WORK TO COMPLETE:
Find the lines in these entries that include the word "script" and state how many there are, with no other words.
╭─ RECORDS FOR THIS TASK
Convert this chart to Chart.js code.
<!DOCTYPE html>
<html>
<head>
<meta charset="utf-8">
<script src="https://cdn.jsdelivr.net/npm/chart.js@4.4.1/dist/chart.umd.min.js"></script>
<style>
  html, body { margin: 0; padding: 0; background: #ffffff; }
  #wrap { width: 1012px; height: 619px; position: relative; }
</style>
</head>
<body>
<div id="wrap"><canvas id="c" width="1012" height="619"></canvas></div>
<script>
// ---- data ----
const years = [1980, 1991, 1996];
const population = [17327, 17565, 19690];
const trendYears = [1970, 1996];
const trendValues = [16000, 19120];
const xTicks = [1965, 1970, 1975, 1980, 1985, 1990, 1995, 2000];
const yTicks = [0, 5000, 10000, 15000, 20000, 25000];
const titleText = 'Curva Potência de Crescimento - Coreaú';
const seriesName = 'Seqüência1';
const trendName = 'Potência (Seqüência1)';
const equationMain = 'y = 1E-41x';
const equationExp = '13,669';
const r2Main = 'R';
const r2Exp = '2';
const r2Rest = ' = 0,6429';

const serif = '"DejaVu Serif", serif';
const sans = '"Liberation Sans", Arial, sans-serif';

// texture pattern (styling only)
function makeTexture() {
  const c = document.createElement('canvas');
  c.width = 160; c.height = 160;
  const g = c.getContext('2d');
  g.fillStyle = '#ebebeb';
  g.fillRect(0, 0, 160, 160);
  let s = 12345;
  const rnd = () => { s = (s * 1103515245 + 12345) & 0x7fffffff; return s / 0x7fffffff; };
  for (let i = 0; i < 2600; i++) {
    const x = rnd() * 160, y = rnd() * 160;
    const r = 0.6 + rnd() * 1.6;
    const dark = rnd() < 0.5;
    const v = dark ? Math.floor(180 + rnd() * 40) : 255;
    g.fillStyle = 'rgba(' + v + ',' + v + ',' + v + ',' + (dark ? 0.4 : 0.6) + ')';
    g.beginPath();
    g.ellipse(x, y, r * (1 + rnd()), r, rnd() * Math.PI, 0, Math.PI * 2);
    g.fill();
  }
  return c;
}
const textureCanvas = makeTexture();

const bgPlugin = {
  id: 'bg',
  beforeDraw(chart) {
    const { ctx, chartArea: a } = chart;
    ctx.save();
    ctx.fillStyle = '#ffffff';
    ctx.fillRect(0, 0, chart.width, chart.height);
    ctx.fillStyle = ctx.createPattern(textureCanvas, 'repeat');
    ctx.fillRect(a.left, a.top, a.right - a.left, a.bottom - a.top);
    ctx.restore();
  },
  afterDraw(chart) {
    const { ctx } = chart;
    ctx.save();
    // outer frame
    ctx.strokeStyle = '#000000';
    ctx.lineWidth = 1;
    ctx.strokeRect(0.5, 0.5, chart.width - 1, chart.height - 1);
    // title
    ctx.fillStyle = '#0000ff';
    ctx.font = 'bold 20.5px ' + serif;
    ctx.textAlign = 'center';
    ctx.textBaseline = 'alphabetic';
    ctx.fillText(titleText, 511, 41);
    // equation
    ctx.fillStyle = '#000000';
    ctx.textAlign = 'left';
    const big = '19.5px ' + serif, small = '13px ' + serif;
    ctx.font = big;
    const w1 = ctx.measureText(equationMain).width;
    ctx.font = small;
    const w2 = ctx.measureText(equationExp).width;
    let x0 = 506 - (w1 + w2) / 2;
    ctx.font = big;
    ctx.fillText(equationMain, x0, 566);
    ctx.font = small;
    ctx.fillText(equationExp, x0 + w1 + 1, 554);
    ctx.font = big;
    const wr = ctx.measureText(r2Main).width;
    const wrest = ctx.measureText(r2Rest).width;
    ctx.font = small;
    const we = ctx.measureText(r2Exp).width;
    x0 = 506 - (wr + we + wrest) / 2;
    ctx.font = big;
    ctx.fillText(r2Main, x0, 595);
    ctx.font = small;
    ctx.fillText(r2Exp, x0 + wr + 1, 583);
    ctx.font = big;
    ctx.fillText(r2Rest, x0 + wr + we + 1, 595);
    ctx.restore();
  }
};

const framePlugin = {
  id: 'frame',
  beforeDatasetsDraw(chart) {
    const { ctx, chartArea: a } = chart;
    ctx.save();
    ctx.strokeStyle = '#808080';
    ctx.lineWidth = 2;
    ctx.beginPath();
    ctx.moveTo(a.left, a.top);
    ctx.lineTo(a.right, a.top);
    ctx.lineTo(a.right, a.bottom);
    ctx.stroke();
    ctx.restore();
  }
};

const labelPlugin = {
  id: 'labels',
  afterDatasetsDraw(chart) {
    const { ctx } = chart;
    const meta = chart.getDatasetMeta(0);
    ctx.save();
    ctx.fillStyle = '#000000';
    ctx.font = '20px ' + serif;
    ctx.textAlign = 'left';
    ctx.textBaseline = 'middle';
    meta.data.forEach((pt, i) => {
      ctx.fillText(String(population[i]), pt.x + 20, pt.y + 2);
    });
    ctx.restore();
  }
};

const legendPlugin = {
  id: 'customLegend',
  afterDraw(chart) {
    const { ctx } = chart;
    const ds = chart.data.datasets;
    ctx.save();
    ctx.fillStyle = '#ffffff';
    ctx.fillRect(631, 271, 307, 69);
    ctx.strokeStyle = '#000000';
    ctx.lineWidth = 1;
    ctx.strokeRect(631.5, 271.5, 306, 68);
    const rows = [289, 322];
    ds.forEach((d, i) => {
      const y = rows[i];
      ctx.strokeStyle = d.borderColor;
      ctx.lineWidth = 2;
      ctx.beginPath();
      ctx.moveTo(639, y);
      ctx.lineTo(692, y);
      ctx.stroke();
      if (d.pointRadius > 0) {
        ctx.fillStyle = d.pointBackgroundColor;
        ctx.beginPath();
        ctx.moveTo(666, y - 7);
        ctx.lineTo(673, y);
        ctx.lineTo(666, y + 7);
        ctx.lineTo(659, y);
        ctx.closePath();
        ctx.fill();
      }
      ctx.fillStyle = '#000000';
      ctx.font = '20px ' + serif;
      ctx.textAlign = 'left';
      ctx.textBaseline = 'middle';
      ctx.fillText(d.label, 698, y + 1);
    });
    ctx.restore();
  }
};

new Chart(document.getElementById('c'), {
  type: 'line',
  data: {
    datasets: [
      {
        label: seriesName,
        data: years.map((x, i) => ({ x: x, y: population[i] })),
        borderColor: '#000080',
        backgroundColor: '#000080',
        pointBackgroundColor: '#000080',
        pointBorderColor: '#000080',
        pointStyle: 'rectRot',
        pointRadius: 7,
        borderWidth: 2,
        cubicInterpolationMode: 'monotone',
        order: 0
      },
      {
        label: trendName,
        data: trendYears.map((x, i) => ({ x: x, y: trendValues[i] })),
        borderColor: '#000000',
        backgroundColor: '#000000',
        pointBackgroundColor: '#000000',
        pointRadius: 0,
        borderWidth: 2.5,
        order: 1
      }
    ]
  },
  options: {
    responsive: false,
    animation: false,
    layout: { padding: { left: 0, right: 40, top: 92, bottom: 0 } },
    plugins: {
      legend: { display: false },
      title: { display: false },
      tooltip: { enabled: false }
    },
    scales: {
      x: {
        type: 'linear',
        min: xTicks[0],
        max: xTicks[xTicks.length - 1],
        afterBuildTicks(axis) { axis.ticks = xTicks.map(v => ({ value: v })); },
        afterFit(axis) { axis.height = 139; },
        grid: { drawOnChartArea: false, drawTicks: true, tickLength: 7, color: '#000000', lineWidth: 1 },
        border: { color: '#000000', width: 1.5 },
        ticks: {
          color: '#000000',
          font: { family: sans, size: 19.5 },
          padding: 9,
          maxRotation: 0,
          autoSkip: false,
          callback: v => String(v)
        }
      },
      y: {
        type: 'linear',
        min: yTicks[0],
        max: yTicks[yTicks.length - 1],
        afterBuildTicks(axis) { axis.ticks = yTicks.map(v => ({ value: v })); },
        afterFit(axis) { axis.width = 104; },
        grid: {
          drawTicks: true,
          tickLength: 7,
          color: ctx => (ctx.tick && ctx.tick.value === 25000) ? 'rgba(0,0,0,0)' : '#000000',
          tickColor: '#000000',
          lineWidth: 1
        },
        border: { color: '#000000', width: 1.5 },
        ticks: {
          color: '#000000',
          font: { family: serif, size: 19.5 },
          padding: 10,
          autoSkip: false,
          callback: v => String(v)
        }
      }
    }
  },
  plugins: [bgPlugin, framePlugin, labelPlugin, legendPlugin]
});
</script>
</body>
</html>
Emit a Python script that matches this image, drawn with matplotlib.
╰─
IN RESPONSE:
4